The Fourth Demographic and Health Survey released on Tuesday revealed a falling maternal mortality rate over the past five years.
The report was released at Hilton Addis by Minister of Health Yifru Berhan (Prof.) and officials from the Central Statistics Agency. The survey assesses issues pertaining to demography and health from 2011 to 2016 across the country.
The report is compiled from a survey of 15,782 women, 12,688 men between the age of 15 to 49 and 16,650 households. The survey includes samples taken from all nine regional states and two city administrations.
Meanwhile, the survey shows that child mortality rate has shown a decline. Five years ago, 88 children per1,000 died before their fifth birthday. The latest report shows that the number has now decreased to 67 per1000.At this rate, 1 in every 15 Ethiopian children does not survive to their fifth birthday, reads the report.
Looking at the trend at regional level, Afar Regional State has the worst where 125 children died per 1,000. In contrast, Addis Ababa came at the top in comparison to other parts of the country with a rate of 39 deaths per 1000.
However, the latest report has come up with a disturbing finding. It indicated that the number of anemic children is increasing. From children within the range of 6 to 59 months, 57 percent are anemic.
Anemia is more common in children from the poorest households (68%) and those born to mothers with no education (58%). Anemia in children has increased since 2011 when 44% of children were anemic, reads the report.
This particular finding has to be looked carefully and in a detailed manner, said Yifru. Given this finding, we will work more on school feeding and distributing medicines in both schools and houses, he added.
The report also shows that there are improvements when it comes to female genital mutilation. According to the report, 65 percent of women between the ages of 15 to 49 years have been circumcised. In 2005, this figure was 77 percent.
Looking at the regions, Somali came at the top with 99 percent of its women circumcised while Tigray came last with only 24 percent.

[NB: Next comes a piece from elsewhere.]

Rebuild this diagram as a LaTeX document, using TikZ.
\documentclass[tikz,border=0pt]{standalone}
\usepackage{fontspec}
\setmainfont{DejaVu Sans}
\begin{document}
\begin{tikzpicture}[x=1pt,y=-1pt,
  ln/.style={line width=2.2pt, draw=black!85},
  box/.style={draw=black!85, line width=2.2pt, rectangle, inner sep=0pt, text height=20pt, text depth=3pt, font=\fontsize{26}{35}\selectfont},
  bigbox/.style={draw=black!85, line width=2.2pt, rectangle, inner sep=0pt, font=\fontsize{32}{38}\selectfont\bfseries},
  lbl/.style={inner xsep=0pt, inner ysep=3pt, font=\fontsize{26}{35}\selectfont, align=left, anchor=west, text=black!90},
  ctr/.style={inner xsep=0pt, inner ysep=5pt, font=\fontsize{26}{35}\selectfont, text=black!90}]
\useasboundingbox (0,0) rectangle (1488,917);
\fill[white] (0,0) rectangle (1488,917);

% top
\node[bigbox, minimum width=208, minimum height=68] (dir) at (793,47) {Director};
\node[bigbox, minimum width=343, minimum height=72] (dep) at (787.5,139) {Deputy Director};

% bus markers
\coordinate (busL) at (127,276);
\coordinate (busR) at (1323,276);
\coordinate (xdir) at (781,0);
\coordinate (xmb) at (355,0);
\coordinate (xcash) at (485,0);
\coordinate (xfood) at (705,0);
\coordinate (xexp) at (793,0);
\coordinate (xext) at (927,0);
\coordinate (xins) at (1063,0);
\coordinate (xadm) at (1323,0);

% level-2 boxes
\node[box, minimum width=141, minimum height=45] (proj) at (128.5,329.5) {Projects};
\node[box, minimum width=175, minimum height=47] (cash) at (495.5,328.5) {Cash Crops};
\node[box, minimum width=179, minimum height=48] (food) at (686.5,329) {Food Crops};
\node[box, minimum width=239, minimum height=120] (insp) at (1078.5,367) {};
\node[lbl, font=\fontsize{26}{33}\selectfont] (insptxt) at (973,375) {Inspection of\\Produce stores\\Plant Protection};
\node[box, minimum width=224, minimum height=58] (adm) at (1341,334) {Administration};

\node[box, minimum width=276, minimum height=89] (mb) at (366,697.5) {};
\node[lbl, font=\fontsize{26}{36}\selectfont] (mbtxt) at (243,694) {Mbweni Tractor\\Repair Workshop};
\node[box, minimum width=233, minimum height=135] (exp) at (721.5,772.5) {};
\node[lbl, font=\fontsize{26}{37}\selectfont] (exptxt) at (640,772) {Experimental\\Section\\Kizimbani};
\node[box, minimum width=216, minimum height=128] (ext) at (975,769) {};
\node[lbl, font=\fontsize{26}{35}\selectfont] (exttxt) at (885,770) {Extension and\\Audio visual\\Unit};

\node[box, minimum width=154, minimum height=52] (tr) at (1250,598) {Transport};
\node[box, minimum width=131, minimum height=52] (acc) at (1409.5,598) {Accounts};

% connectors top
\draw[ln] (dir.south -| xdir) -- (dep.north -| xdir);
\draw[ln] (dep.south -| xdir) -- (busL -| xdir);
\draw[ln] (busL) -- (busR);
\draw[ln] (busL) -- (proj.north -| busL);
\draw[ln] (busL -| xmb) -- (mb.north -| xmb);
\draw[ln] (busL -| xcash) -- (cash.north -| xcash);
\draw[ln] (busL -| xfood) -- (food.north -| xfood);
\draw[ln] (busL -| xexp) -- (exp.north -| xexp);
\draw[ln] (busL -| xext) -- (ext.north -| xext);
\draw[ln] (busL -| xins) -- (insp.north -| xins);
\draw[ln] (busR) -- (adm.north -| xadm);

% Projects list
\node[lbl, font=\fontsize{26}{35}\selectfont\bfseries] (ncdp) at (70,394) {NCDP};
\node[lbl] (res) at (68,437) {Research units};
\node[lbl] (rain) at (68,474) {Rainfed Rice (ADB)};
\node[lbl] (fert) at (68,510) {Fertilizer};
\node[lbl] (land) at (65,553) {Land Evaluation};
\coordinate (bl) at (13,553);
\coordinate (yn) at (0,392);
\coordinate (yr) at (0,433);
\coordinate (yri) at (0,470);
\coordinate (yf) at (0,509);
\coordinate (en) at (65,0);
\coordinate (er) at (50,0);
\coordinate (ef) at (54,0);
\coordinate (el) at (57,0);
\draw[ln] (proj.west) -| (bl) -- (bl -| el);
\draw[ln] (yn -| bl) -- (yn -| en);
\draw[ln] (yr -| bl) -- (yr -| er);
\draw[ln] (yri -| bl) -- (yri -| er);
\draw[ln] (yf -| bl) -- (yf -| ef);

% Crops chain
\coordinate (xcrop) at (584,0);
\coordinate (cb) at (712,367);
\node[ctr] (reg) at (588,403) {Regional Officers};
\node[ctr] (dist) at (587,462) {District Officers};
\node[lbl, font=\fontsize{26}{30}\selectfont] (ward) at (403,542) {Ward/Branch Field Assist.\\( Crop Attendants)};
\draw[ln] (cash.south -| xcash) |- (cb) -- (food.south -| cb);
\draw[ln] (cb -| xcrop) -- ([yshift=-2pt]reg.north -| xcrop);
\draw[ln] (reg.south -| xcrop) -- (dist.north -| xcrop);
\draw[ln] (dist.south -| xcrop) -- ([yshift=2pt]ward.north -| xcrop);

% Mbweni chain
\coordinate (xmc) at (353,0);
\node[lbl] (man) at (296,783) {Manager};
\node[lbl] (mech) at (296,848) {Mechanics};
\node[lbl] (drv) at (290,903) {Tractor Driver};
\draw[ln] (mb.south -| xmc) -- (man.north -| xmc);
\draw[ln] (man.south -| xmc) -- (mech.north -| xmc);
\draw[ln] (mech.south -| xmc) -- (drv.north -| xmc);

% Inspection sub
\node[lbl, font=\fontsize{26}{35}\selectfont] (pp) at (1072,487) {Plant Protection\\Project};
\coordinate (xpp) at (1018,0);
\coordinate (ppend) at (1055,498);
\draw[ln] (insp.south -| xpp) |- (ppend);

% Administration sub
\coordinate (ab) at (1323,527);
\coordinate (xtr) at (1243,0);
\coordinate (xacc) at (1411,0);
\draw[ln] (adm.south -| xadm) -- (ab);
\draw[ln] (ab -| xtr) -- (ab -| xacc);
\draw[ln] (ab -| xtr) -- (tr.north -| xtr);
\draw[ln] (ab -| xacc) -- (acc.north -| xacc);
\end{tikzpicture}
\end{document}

Moreover, Addis Ababa (54%) and Gambella (33 %) came third and second respectively.
As far as fertility rate is concerned, it has shown a slight decline. Currently, Ethiopian women give birth to an average of 4.6 children decreasing from 5.5 in 2000.
In contrast to the country-wide trend, less populous regions such as Tigray, Afar and Harari showed increase in fertility rates. The most populous regions, including Oromia, Amhara and the Southern Regional State experienced a downward trend.
Somali came at the top with 7.2 children per woman while Addis Ababa is last with 1.8 children.
The report has also indicated findings regarding family planning and nutrition. A collaborative effort by the government and donors, the survey cost a total of USD six million.